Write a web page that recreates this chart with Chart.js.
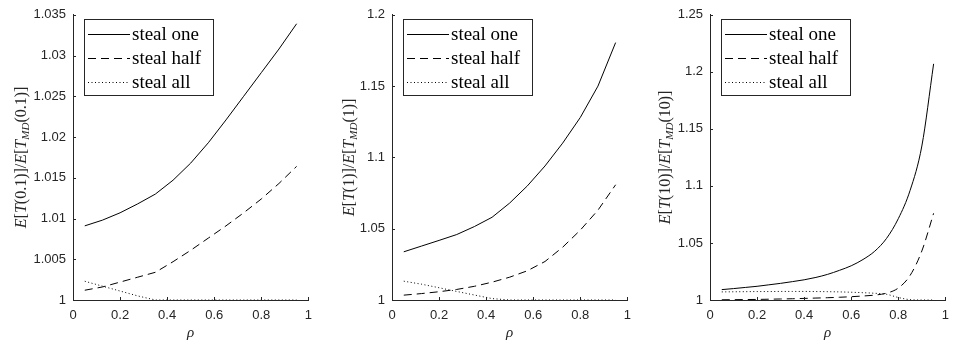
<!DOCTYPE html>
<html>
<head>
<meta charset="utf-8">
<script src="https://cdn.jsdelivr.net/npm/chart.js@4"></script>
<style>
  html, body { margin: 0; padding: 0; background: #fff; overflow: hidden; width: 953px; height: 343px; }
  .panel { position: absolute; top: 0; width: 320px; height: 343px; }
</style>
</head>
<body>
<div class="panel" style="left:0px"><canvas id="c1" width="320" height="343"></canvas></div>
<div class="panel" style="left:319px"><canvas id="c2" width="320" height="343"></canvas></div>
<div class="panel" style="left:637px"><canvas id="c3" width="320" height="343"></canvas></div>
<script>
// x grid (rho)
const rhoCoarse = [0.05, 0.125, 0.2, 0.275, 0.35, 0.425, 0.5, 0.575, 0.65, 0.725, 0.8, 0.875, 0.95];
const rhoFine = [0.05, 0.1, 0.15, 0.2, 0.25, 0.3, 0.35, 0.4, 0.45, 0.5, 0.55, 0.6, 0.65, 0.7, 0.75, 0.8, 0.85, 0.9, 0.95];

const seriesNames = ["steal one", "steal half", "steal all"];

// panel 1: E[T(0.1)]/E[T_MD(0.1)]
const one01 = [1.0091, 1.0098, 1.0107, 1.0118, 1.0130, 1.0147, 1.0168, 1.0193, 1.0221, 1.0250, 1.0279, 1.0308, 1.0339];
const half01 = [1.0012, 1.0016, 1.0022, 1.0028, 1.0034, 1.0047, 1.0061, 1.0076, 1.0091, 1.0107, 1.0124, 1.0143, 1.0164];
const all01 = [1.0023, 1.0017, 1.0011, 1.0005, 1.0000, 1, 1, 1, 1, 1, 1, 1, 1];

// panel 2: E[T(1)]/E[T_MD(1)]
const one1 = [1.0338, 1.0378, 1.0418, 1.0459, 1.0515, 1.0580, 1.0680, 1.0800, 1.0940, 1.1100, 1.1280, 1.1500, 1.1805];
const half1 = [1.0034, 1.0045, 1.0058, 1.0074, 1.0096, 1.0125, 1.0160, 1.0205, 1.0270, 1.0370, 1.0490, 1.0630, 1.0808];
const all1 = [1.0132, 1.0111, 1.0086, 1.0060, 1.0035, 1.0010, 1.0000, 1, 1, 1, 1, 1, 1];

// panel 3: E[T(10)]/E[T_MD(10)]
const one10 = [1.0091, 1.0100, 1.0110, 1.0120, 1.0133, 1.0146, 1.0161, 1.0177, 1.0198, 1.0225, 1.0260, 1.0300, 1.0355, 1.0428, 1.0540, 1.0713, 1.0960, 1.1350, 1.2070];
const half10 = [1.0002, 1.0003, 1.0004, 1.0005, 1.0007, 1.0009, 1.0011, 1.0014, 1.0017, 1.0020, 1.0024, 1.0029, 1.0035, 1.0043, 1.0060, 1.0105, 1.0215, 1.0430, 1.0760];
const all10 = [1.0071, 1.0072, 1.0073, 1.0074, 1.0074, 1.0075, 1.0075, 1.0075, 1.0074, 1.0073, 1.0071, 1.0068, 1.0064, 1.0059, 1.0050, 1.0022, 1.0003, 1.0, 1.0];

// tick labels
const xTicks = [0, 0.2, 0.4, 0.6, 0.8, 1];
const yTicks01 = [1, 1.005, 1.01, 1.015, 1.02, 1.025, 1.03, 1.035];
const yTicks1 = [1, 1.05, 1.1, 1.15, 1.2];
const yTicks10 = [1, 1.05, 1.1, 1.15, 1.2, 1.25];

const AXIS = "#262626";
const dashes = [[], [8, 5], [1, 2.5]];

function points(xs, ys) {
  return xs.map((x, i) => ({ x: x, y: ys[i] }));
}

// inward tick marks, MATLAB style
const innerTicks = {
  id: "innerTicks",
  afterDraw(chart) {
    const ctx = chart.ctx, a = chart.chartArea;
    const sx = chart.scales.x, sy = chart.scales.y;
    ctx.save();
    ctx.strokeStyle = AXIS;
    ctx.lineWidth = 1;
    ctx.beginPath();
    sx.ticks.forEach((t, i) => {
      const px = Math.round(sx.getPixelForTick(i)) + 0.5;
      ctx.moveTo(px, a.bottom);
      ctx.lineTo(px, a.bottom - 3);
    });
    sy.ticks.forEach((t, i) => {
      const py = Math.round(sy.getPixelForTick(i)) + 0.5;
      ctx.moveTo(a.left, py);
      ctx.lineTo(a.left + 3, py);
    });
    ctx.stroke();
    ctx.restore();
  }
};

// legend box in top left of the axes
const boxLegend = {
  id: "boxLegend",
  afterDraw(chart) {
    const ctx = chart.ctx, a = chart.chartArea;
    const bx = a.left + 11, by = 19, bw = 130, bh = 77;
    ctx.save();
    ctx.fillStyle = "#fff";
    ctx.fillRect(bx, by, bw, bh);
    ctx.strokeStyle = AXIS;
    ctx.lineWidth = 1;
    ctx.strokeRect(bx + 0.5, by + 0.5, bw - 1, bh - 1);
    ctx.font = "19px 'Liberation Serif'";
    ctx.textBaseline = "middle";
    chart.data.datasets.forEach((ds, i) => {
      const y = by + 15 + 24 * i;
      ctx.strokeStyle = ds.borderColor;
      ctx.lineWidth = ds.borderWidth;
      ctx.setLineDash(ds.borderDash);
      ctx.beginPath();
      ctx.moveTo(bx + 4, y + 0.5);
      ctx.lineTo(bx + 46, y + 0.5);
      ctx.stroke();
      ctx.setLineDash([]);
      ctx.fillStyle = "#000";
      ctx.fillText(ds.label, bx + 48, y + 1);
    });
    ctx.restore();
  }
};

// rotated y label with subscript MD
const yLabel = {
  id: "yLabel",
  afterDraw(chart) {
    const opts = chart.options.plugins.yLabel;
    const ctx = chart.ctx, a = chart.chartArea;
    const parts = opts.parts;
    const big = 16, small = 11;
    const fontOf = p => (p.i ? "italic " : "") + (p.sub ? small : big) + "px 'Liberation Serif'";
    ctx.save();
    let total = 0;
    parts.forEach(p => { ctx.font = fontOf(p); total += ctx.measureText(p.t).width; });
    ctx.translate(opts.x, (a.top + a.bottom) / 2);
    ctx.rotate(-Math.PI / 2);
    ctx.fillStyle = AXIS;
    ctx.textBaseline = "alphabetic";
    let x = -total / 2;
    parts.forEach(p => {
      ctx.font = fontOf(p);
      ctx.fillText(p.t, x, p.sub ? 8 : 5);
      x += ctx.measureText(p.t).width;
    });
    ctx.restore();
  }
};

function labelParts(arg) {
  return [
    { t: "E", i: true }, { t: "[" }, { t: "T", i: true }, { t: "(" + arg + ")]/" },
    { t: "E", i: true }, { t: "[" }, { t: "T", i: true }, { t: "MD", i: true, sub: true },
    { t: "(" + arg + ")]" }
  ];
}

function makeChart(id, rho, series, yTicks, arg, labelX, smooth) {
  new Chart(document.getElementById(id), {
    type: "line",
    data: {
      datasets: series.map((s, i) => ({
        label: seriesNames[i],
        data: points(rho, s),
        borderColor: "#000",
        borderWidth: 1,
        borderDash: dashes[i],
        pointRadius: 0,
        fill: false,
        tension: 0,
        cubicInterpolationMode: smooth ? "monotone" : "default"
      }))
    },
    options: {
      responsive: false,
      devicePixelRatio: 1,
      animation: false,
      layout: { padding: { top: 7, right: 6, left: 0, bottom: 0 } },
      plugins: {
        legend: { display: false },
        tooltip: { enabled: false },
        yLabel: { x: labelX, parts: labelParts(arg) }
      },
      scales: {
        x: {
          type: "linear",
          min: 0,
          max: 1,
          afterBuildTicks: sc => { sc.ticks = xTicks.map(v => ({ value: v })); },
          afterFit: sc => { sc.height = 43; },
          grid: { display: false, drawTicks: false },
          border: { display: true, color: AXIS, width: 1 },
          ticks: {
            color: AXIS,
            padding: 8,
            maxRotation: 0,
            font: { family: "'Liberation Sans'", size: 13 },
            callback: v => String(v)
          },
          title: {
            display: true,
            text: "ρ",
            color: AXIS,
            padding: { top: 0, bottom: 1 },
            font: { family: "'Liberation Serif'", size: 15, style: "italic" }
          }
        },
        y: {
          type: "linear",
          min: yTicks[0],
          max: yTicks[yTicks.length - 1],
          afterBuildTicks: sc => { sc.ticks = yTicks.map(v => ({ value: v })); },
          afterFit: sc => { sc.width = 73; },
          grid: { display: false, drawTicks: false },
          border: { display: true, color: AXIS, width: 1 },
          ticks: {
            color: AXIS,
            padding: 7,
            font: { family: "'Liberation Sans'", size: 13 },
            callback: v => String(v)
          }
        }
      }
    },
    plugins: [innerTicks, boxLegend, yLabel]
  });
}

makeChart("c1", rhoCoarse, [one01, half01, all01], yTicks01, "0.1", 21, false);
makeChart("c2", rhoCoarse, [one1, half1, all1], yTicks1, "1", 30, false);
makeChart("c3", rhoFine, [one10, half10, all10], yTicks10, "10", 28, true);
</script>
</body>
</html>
■ ■ ■ ■
### BRIEF
Leave out the pictures. Transcribe only the lines above, from the first through the one that contains "1.0000, 1, 1, 1, 1, 1, 1];".

### REPLY
Write a web page that recreates this chart with Chart.js.
<!DOCTYPE html>
<html>
<head>
<meta charset="utf-8">
<script src="https://cdn.jsdelivr.net/npm/chart.js@4"></script>
<style>
  html, body { margin: 0; padding: 0; background: #fff; overflow: hidden; width: 953px; height: 343px; }
  .panel { position: absolute; top: 0; width: 320px; height: 343px; }
</style>
</head>
<body>
<div class="panel" style="left:0px"><canvas id="c1" width="320" height="343"></canvas></div>
<div class="panel" style="left:319px"><canvas id="c2" width="320" height="343"></canvas></div>
<div class="panel" style="left:637px"><canvas id="c3" width="320" height="343"></canvas></div>
<script>
// x grid (rho)
const rhoCoarse = [0.05, 0.125, 0.2, 0.275, 0.35, 0.425, 0.5, 0.575, 0.65, 0.725, 0.8, 0.875, 0.95];
const rhoFine = [0.05, 0.1, 0.15, 0.2, 0.25, 0.3, 0.35, 0.4, 0.45, 0.5, 0.55, 0.6, 0.65, 0.7, 0.75, 0.8, 0.85, 0.9, 0.95];

const seriesNames = ["steal one", "steal half", "steal all"];

// panel 1: E[T(0.1)]/E[T_MD(0.1)]
const one01 = [1.0091, 1.0098, 1.0107, 1.0118, 1.0130, 1.0147, 1.0168, 1.0193, 1.0221, 1.0250, 1.0279, 1.0308, 1.0339];
const half01 = [1.0012, 1.0016, 1.0022, 1.0028, 1.0034, 1.0047, 1.0061, 1.0076, 1.0091, 1.0107, 1.0124, 1.0143, 1.0164];
const all01 = [1.0023, 1.0017, 1.0011, 1.0005, 1.0000, 1, 1, 1, 1, 1, 1, 1, 1];

// panel 2: E[T(1)]/E[T_MD(1)]
const one1 = [1.0338, 1.0378, 1.0418, 1.0459, 1.0515, 1.0580, 1.0680, 1.0800, 1.0940, 1.1100, 1.1280, 1.1500, 1.1805];
const half1 = [1.0034, 1.0045, 1.0058, 1.0074, 1.0096, 1.0125, 1.0160, 1.0205, 1.0270, 1.0370, 1.0490, 1.0630, 1.0808];
const all1 = [1.0132, 1.0111, 1.0086, 1.0060, 1.0035, 1.0010, 1.0000, 1, 1, 1, 1, 1, 1];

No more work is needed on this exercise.